In a time where you can’t quite run out for a blowout, you’re left to your own devices when it comes to red carpet-worthy hair. Here’s your step-by-step guide to finally nailing the art of the perfect beach wave.
It’s only step one but prepared to be amazed. Hedicke says to not use any prep or styling products before curling. The only thing she says that’s worth spraying through your strands is a shine spray. Why? She explains goopy, tacky products can make the straightener stick and leave you with kinks and imperfect waves — or worse — damaged locks.
Mist Redken’s Shine Flash Shine Spray lightly through your hair and let it set for a minute.
Get your flat iron (or curling iron) warmed up — like the Dyson Corrale or Harry Josh’s ceramic version — and ready to go. Hedicke advised, “What’s really important is that you want to make sure it’s around 375 degrees, not too hot. You want it hot enough to glide but not make creases.”
While your iron is heating, clip your hair up, leaving the lowermost part of your hair down. Hedicke says to separate it into four sections about 1 to 1 ½ inches thick. Then, take the flat iron starting at the top and twist your hair. Work it down a couple of inches, then release. Use your finger to twirl the curl the rest of the way and let it set. Do this with the other three sections.
Tip: If you get a curl that looks a little too tight or ringlet-like, Hedicke says you can simply go over it with the straightener to loosen it.
You’ll also always want to have your curls go outwards and away from your face. Hedicke provided the perfect tip for making sure this happens: “Always keep your elbow up,” she says.
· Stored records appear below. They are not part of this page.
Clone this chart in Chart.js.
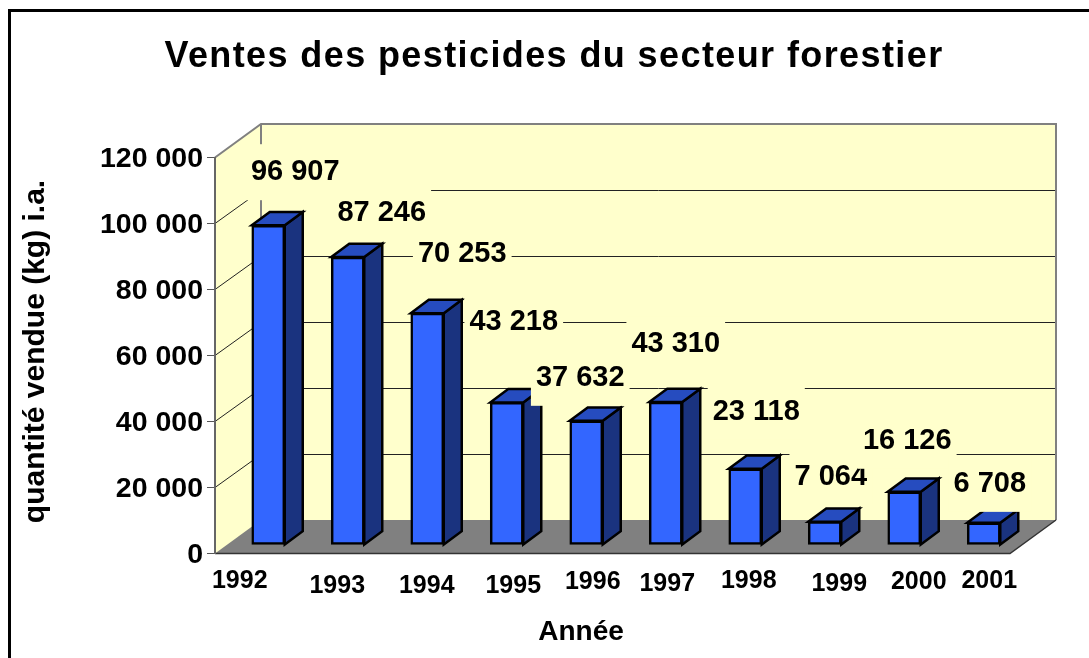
<!DOCTYPE html>
<html>
<head>
<meta charset="utf-8">
<style>
  html, body { margin: 0; padding: 0; background: #fff; }
  canvas { display: block; }
</style>
<script src="https://cdn.jsdelivr.net/npm/chart.js@4/dist/chart.umd.min.js"></script>
</head>
<body>
<canvas id="ventesChart" width="1089" height="658"></canvas>
<script>
    // ===================================
    // DATA
    // ===================================
    const annees = ['1992', '1993', '1994', '1995', '1996', '1997', '1998', '1999', '2000', '2001'];
    const quantites = [96907, 87246, 70253, 43218, 37632, 43310, 23118, 7064, 16126, 6708];
    const titre = 'Ventes des pesticides du secteur forestier';
    const titreY = 'quantité vendue (kg) i.a.';
    const titreX = 'Année';

    // ===================================
    // LAYOUT (hand placed labels, relative to bar / tick)
    // ===================================
    const valeurDx = [27, 34, 35, 7, -6, 10, 11, 6, 3, 6];
    const valeurDy = [-53, -44, -59, -80, -43, -58, -57, -45, -51, -39];
    const anneeDx = [-15, 3, 13, 20, 20, 15, 17, 28, 28, 19];
    const anneeDy = [28, 33, 33, 33, 29, 31, 28, 31, 29, 28];

    const wallColor = '#ffffcc';
    const floorColor = '#808080';
    const depth = { x: 46, y: -33.5 };   // back wall offset
    const barShift = { x: 13.5, y: -8.5 }; // bars stand in the middle of the floor
    const barDepth = { x: 18, y: -13.3 };

    const fmt = v => String(v).replace(/\B(?=(\d{3})+$)/g, ' ');

    // --- walls, floor and gridlines, drawn behind the axes ---
    const wallsPlugin = {
        id: 'walls',
        beforeDraw(chart) {
            const { ctx, chartArea: a, scales: { y } } = chart;
            const bx = a.left + depth.x, rx = a.right + depth.x;
            const dy = depth.y;
            ctx.save();

            // outer frame, only top and left are in the picture
            ctx.fillStyle = '#000';
            ctx.fillRect(8, 9, 1081, 3);
            ctx.fillRect(8, 9, 3, 649);

            ctx.fillStyle = wallColor;
            ctx.beginPath();
            ctx.moveTo(a.left, a.top);
            ctx.lineTo(bx, a.top + dy);
            ctx.lineTo(rx, a.top + dy);
            ctx.lineTo(rx, a.bottom + dy);
            ctx.lineTo(a.left, a.bottom);
            ctx.closePath();
            ctx.fill();

            ctx.fillStyle = floorColor;
            ctx.beginPath();
            ctx.moveTo(a.left, a.bottom);
            ctx.lineTo(bx, a.bottom + dy);
            ctx.lineTo(rx, a.bottom + dy);
            ctx.lineTo(a.right, a.bottom);
            ctx.closePath();
            ctx.fill();

            // gridlines
            ctx.lineWidth = 1;
            ctx.strokeStyle = '#222';
            y.ticks.forEach(t => {
                if (t.value === 0 || t.value === y.max) return;
                const py = y.getPixelForValue(t.value);
                const backY = Math.round(py + dy) + 0.5;
                ctx.beginPath();
                ctx.moveTo(a.left, py);
                ctx.lineTo(bx, backY);
                ctx.lineTo(rx, backY);
                ctx.stroke();
            });

            // wall outline
            ctx.strokeStyle = floorColor;
            ctx.lineWidth = 2;
            ctx.beginPath();
            ctx.moveTo(a.left, a.top);
            ctx.lineTo(bx, a.top + dy);
            ctx.lineTo(rx, a.top + dy);
            ctx.lineTo(rx, a.bottom + dy);
            ctx.moveTo(bx, a.top + dy);
            ctx.lineTo(bx, a.bottom + dy);
            ctx.stroke();

            // front and right edge of the floor
            ctx.strokeStyle = '#333';
            ctx.lineWidth = 1.5;
            ctx.beginPath();
            ctx.moveTo(rx, a.bottom + dy);
            ctx.lineTo(a.right, a.bottom);
            ctx.lineTo(a.left, a.bottom);
            ctx.stroke();
            ctx.restore();
        }
    };

    // --- 3D faces for the bars + value labels with their opaque boxes ---
    const bars3dPlugin = {
        id: 'bars3d',
        beforeDatasetsDraw(chart) {
            chart.ctx.save();
            chart.ctx.translate(barShift.x, barShift.y);
        },
        afterDatasetsDraw(chart) {
            const ctx = chart.ctx;
            const bars = chart.getDatasetMeta(0).data;
            ctx.lineWidth = 2.5;
            ctx.lineJoin = 'miter';
            ctx.strokeStyle = '#000';
            bars.forEach(b => {
                const l = b.x - b.width / 2, r = b.x + b.width / 2;
                // side
                ctx.fillStyle = '#1a337f';
                ctx.beginPath();
                ctx.moveTo(r, b.y);
                ctx.lineTo(r + barDepth.x, b.y + barDepth.y);
                ctx.lineTo(r + barDepth.x, b.base + barDepth.y);
                ctx.lineTo(r, b.base);
                ctx.closePath();
                ctx.fill();
                ctx.stroke();
                // top
                ctx.fillStyle = '#264cbf';
                ctx.beginPath();
                ctx.moveTo(l, b.y);
                ctx.lineTo(l + barDepth.x, b.y + barDepth.y);
                ctx.lineTo(r + barDepth.x, b.y + barDepth.y);
                ctx.lineTo(r, b.y);
                ctx.closePath();
                ctx.fill();
                ctx.stroke();
            });
            ctx.restore();

            // value labels, each one hides what lies behind it
            ctx.save();
            ctx.font = 'bold 29px "Liberation Sans"';
            ctx.textAlign = 'center';
            ctx.textBaseline = 'middle';
            bars.forEach((b, i) => {
                const txt = fmt(quantites[i]);
                const cx = b.x + barShift.x + valeurDx[i];
                const cy = b.y + barShift.y + valeurDy[i];
                const w = ctx.measureText(txt).width + 10;
                ctx.fillStyle = wallColor;
                ctx.fillRect(cx - w / 2, cy - 28, w, 56);
                ctx.fillStyle = '#000';
                ctx.fillText(txt, cx, cy);
            });
            ctx.restore();
        },
        afterDraw(chart) {
            const { ctx, scales: { x }, chartArea: a } = chart;
            ctx.save();
            ctx.fillStyle = '#000';
            ctx.textAlign = 'center';
            ctx.textBaseline = 'middle';
            ctx.font = 'bold 25px "Liberation Sans"';
            annees.forEach((an, i) => {
                ctx.fillText(an, x.getPixelForValue(i) + anneeDx[i], a.bottom + anneeDy[i]);
            });
            ctx.font = 'bold 28px "Liberation Sans"';
            ctx.fillText(titreX, 581, 632);
            // main title: the reference is tracked out a little
            ctx.save();
            ctx.font = 'bold 36px "Liberation Sans"';
            ctx.letterSpacing = '1.4px';
            ctx.textBaseline = 'alphabetic';
            ctx.fillText(titre, 554, 67);
            ctx.restore();
            // y axis title
            ctx.translate(36, 351.5);
            ctx.rotate(-Math.PI / 2);
            ctx.font = 'bold 30px "Liberation Sans"';
            ctx.fillText(titreY, 0, 0);
            ctx.restore();
        }
    };

    // ===================================
    // CHART CONFIG
    // ===================================
    Chart.defaults.font.family = '"Liberation Sans", Arial, sans-serif';
    Chart.defaults.color = '#000';

    const ventesConfig = {
        type: 'bar',
        data: {
            labels: annees,
            datasets: [{
                label: titreY,
                data: quantites,
                backgroundColor: '#3366ff',
                borderColor: '#000',
                borderWidth: 2.5,
                borderSkipped: false,
                barThickness: 33,
                clip: false
            }]
        },
        plugins: [wallsPlugin, bars3dPlugin],
        options: {
            responsive: false,
            animation: false,
            layout: { padding: { right: 79, top: 157.5, left: 0, bottom: 0 } },
            plugins: {
                legend: { display: false },
                tooltip: { enabled: false },
                title: { display: false }
            },
            scales: {
                x: {
                    afterFit(s) { s.height = 104.5; },
                    grid: { display: false },
                    border: { display: false },
                    ticks: { display: false }
                },
                y: {
                    min: 0,
                    max: 120000,
                    afterFit(s) { s.width = 215; },
                    grid: { drawOnChartArea: false, tickLength: 8, tickColor: '#555', lineWidth: 1 },
                    border: { color: '#666', width: 2 },
                    ticks: {
                        stepSize: 20000,
                        padding: 4,
                        labelOffset: 1.5,
                        font: { size: 28.5, weight: 'bold' },
                        callback: v => fmt(v)
                    }
                }
            }
        }
    };

    // --- Render Chart ---
    const ctxVentes = document.getElementById('ventesChart').getContext('2d');
    new Chart(ctxVentes, ventesConfig);
</script>
</body>
</html>
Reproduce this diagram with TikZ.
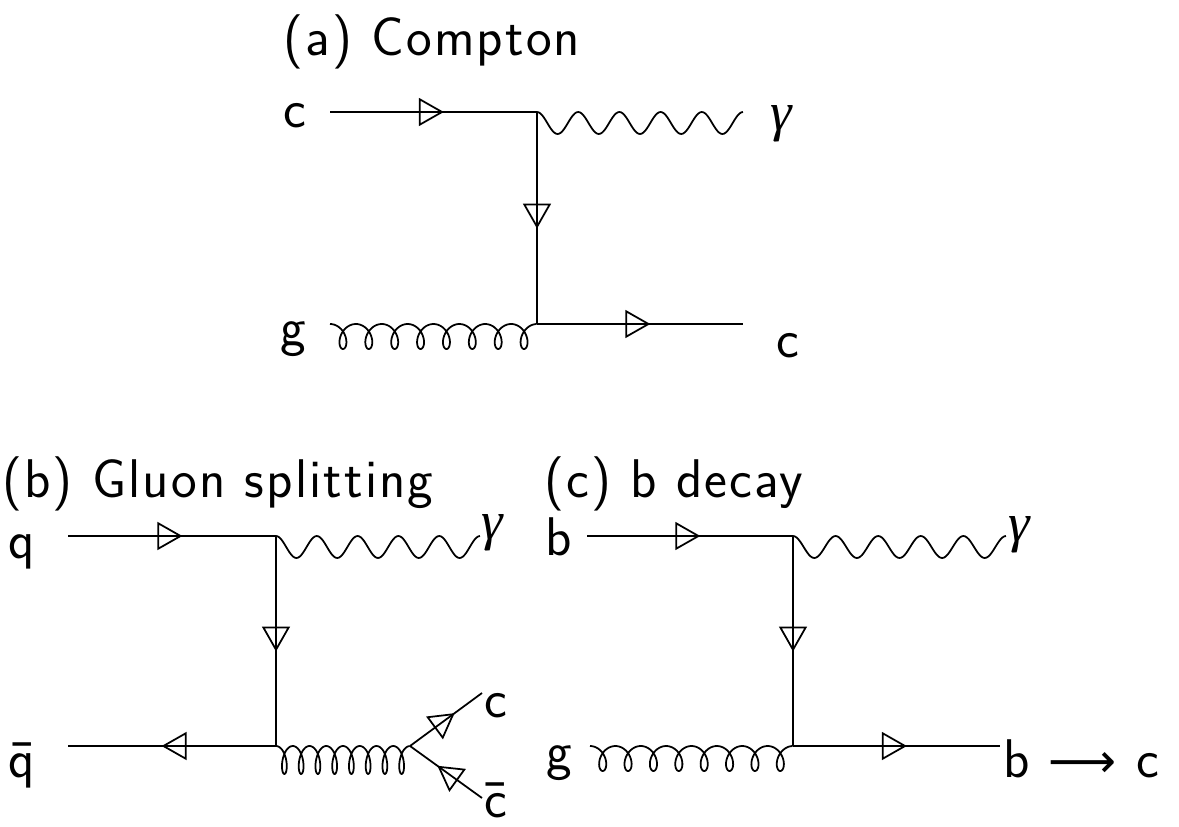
\documentclass[tikz,border=0pt]{standalone}
\usepackage{fontspec}
\newfontfamily\lblfont{lmsans17-regular.otf}[LetterSpace=4]
\newfontfamily\greekfont{Liberation Serif}
\newfontfamily\symbfont{DejaVu Sans}
\usetikzlibrary{arrows.meta, calc, decorations.markings}

\tikzset{
  fermion/.style={line width=1pt, postaction=decorate,
    decoration={markings, mark=at position #1 with {\arrow{Triangle[open, length=0.5cm, width=0.56cm]}}}},
  fermion/.default=0.55,
  boson/.style={line width=1pt},
  lbl/.style={font=\lblfont\fontsize{31}{38}\selectfont, inner sep=0pt, anchor=base west}
}
\newcommand{\gam}{{\greekfont\itshape γ}}

% wavy photon line, #3 periods
\newcommand{\photonLine}[3]{%
  \draw[boson] let \p1=(#1), \p2=(#2) in
    plot[domain=0:1, samples=121, smooth, variable=\t]
    ({\x1+(\x2-\x1)*\t}, {\y1-0.22cm*(1-cos(360*#3*\t))});
}
% curly gluon line, 8 loops; #3 loop width, #4 half depth
\newcommand{\gluonLine}[4]{%
  \draw[boson] let \p1=(#1), \p2=(#2) in
    plot[domain=0:1, samples=321, smooth, variable=\t]
    ({\x1+(\x2-\x1)*\t+#3*sin(2880*\t)}, {\y1-#4*(1-cos(2880*\t))});
}

\begin{document}
\begin{tikzpicture}[x=0.02cm, y=0.02cm]
  \useasboundingbox (0,0) rectangle (1179,826);

  % (a) Compton
  \coordinate (aIn) at (330,714);
  \coordinate (aTop) at (537,714);
  \coordinate (aGam) at (743,714);
  \coordinate (aG) at (330,502);
  \coordinate (aBot) at (537,502);
  \coordinate (aOut) at (743,502);
  \node[lbl] (aTitle) at (283,770) {(a) Compton};
  \node[lbl] (aLc) at (283,698) {c};
  \node[lbl] (aLgam) at (770,695) {\gam};
  \node[lbl] (aLg) at (280,481) {g};
  \node[lbl] (aLout) at (776,469) {c};
  \draw[fermion] (aIn) -- (aTop);
  \draw[fermion] (aTop) -- (aBot);
  \draw[fermion] (aBot) -- (aOut);
  \photonLine{aTop}{aGam}{5}
  \gluonLine{aG}{aBot}{0.18cm}{0.25cm}

  % (b) Gluon splitting
  \coordinate (bIn) at (68,290);
  \coordinate (bTop) at (276,290);
  \coordinate (bGam) at (480,290);
  \coordinate (bQbar) at (68,80);
  \coordinate (bBot) at (276,80);
  \coordinate (bSplit) at (410,80);
  \coordinate (bC) at (482,133);
  \coordinate (bCbar) at (482,28);
  \node[lbl] (bTitle) at (2,329) {(b) Gluon splitting};
  \node[lbl] (bLq) at (8,268) {q};
  \node[lbl] (bLgam) at (481,287) {\gam};
  \node[lbl] (bLqbar) at (8,49) {\=q};
  \node[lbl] (bLc) at (484,109) {c};
  \node[lbl] (bLcbar) at (484,9) {\=c};
  \draw[fermion] (bIn) -- (bTop);
  \draw[fermion] (bTop) -- (bBot);
  \draw[fermion] (bBot) -- (bQbar);
  \draw[fermion=0.62] (bSplit) -- (bC);
  \draw[fermion=0.62] (bCbar) -- (bSplit);
  \photonLine{bTop}{bGam}{5}
  \gluonLine{bBot}{bSplit}{0.12cm}{0.28cm}

  % (c) b decay
  \coordinate (cIn) at (587,290);
  \coordinate (cTop) at (793,290);
  \coordinate (cGam) at (1006,290);
  \coordinate (cG) at (590,80);
  \coordinate (cBot) at (793,80);
  \coordinate (cOut) at (1000,80);
  \node[lbl] (cTitle) at (544,329) {(c) b decay};
  \node[lbl] (cLb) at (545,271) {b};
  \node[lbl] (cLgam) at (1008,285) {\gam};
  \node[lbl] (cLg) at (546,57) {g};
  \node[lbl] (cLout) at (1003,49) {b {\symbfont\fontsize{27}{34}\selectfont ⟶} c};
  \draw[fermion] (cIn) -- (cTop);
  \draw[fermion] (cTop) -- (cBot);
  \draw[fermion] (cBot) -- (cOut);
  \photonLine{cTop}{cGam}{5}
  \gluonLine{cG}{cBot}{0.18cm}{0.25cm}
\end{tikzpicture}
\end{document}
This will keep your form on point and ensure your waves flip toward the back.
Start on the second section of hair, which Hedicke says should hit right around your temples. You should split this new section of hair into three different parts and begin the twist and twirl process with each set of strands.
Now, do the last top layer of hair, repeating the same process you did for the first two sections.
Hedicke says if you have bangs to do them at the very end. Since they’re a whole different length. She says when it comes to waving them, barely pull your flat iron through them and leave them a bit straighter than the rest of your hair.
You’re almost there (just take a sec to admire those stunning waves of yours). Now it’s time to lock all that hard work in. “Leave your hair for a minute or two until everything feels cool,” says Hedicke. “While it’s setting take some texture spray and spray it all around your head. Once you feel completely cool, put your chin up and run your fingers through it.” She explains this helps loosen and tousle the waves and give them more volume when they fall back to the front.
If there are any smaller strands around the top of your crown and near your face that look a little limp, they can be curled once more to give extra texture.
Hedicke left us with a few parting words of advice. “When I finish, I like to put dry shampoo on the scalp because it’ll give you some volume. I also like to add a little extra Shine Spray to the ends to look finished but not over finished,” she says.
She also explains that if you decide to go for a curling iron, it’s important to run over your ends with a flat iron to ensure you get those loose, relaxed waves even if you opt-out of using a flat iron for the rest of the look. Happy styling!